Provided records:

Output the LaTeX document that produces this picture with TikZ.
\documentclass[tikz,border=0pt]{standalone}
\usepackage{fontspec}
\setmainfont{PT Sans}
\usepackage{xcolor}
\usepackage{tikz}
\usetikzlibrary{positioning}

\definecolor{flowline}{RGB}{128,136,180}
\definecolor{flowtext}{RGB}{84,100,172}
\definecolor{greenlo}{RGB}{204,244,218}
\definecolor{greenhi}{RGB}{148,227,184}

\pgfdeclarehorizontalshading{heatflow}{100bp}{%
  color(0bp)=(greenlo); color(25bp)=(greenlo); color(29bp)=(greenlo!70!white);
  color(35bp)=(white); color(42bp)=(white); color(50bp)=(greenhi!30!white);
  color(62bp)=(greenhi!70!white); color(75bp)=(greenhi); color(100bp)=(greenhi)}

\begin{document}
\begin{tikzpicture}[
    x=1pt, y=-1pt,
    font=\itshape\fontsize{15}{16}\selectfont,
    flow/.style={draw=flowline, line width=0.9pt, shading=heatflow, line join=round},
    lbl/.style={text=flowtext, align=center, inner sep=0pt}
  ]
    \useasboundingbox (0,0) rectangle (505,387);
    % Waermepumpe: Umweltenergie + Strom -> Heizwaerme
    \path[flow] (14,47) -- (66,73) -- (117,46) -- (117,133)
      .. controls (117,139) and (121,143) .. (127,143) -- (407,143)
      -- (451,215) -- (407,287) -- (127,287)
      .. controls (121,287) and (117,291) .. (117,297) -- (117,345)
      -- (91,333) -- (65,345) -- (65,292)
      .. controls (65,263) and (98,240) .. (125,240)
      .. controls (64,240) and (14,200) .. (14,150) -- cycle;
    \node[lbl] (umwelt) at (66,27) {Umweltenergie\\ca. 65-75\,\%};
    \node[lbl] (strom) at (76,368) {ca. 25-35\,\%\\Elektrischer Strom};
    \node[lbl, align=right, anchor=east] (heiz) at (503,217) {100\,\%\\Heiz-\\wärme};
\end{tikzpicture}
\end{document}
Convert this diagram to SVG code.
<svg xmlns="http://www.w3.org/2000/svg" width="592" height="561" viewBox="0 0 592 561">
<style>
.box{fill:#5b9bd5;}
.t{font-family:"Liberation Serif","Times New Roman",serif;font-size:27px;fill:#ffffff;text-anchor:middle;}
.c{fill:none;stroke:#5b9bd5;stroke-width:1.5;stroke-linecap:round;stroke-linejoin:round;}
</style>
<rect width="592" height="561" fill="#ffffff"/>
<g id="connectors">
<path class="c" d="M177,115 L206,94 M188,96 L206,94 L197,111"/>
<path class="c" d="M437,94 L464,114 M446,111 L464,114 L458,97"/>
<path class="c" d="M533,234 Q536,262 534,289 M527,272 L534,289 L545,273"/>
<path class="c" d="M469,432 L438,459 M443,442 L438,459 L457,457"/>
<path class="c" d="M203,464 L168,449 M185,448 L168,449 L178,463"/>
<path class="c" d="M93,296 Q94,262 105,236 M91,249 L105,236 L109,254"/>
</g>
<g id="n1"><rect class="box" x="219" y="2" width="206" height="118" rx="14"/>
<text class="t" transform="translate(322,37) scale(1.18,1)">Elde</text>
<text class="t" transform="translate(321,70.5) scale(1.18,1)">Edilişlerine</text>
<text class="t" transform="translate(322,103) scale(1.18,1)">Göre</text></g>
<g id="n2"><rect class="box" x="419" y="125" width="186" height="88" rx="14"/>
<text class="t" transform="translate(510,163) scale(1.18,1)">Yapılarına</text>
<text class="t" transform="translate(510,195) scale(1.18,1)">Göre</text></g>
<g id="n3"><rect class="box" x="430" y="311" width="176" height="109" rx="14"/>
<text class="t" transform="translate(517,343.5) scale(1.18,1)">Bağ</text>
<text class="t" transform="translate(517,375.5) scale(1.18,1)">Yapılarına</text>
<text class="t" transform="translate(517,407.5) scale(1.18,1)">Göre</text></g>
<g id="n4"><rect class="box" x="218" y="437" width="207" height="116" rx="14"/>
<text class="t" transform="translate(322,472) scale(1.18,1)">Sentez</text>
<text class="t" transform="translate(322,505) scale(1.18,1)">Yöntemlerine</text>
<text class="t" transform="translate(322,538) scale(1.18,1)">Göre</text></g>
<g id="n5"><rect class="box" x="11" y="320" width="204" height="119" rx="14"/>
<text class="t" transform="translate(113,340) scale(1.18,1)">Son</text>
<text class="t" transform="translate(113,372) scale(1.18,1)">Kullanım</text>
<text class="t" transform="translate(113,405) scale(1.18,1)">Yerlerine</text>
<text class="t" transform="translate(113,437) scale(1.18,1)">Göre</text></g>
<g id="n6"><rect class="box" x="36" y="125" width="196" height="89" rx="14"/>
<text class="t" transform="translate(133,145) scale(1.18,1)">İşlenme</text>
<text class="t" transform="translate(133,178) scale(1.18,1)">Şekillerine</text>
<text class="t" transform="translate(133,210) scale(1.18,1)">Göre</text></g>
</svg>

==

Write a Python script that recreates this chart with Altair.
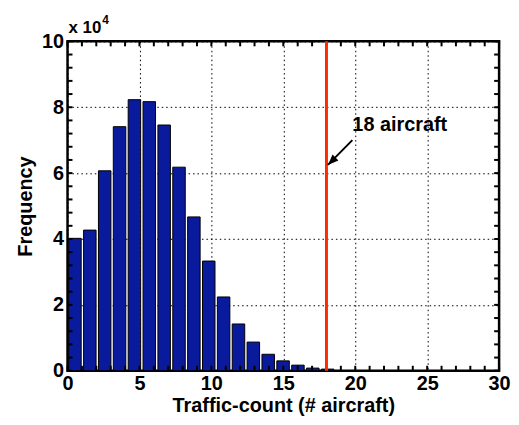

---

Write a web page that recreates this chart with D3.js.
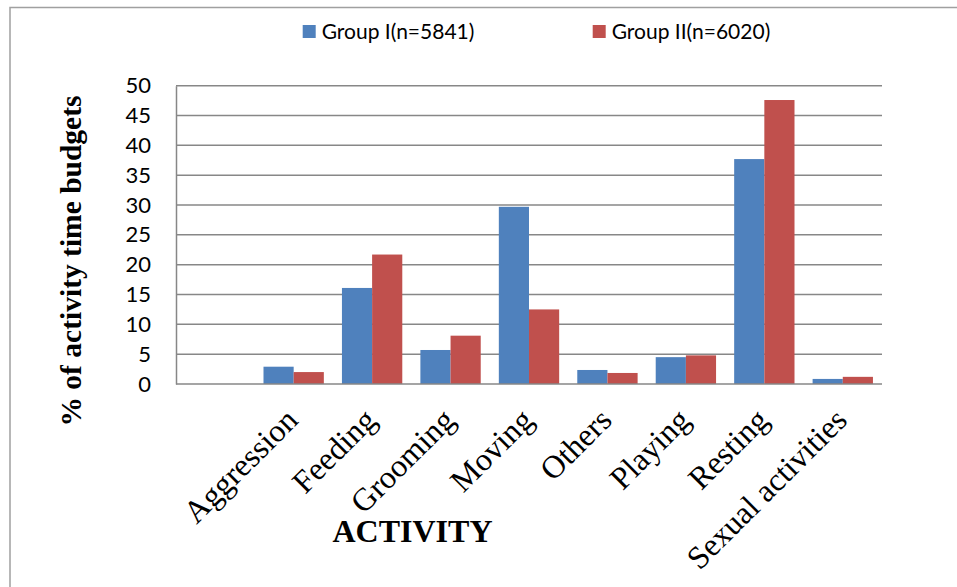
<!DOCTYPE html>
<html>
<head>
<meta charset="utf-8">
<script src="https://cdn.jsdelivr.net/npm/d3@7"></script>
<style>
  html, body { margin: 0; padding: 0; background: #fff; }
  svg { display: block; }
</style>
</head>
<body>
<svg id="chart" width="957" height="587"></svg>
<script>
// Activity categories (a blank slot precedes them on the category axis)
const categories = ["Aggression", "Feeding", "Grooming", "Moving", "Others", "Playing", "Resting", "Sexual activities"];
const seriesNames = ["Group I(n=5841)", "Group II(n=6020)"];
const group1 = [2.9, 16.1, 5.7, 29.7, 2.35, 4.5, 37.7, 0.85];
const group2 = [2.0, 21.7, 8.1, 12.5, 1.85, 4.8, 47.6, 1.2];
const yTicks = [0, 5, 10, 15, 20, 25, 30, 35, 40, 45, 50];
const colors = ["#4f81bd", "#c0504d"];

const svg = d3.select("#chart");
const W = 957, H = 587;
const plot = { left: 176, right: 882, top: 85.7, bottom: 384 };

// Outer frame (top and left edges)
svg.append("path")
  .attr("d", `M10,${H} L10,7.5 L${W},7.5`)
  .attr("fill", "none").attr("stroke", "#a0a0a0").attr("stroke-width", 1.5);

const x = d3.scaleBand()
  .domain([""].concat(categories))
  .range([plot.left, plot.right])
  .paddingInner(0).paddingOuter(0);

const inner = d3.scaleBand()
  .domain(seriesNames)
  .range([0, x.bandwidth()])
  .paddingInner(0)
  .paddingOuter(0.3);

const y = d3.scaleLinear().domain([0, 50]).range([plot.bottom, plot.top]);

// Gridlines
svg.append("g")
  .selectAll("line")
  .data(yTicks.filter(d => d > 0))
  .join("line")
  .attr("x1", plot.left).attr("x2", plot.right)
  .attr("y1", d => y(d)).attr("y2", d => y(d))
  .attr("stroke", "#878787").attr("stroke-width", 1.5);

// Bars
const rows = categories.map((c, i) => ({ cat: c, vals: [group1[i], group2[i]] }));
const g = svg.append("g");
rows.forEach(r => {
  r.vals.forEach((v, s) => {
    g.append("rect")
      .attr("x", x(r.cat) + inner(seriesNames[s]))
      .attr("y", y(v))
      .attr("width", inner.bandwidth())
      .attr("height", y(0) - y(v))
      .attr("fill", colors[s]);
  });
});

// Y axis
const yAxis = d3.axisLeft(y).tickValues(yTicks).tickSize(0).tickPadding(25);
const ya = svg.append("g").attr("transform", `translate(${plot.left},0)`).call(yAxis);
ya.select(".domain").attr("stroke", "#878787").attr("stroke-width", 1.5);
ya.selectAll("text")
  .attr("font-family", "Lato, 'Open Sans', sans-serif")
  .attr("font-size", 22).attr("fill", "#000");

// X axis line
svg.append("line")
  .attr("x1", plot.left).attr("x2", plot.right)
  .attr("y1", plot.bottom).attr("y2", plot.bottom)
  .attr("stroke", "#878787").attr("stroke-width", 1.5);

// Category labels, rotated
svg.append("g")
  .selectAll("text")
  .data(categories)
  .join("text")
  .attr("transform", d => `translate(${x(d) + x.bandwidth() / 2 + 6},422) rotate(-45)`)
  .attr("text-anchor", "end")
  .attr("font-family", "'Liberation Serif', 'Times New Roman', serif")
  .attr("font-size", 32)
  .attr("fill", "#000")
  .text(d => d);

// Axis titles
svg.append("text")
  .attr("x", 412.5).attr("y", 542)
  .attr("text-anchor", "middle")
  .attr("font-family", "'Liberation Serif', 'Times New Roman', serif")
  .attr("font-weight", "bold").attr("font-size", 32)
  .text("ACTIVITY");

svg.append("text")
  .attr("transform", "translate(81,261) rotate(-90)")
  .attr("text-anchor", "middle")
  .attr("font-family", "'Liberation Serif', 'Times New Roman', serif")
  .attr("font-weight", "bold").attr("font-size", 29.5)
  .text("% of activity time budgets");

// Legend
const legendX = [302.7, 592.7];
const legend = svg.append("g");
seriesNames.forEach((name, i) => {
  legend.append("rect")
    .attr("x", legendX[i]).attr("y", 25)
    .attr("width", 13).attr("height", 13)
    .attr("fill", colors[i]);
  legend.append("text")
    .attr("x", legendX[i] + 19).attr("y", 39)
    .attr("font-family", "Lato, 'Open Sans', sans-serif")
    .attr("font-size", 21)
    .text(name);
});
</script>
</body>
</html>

Aim:
Copy, from the material above, each line in which the string "script" occurs.

Result for this task:
Write a Python script that recreates this chart with Altair.
<script src="https://cdn.jsdelivr.net/npm/d3@7"></script>
<script>
</script>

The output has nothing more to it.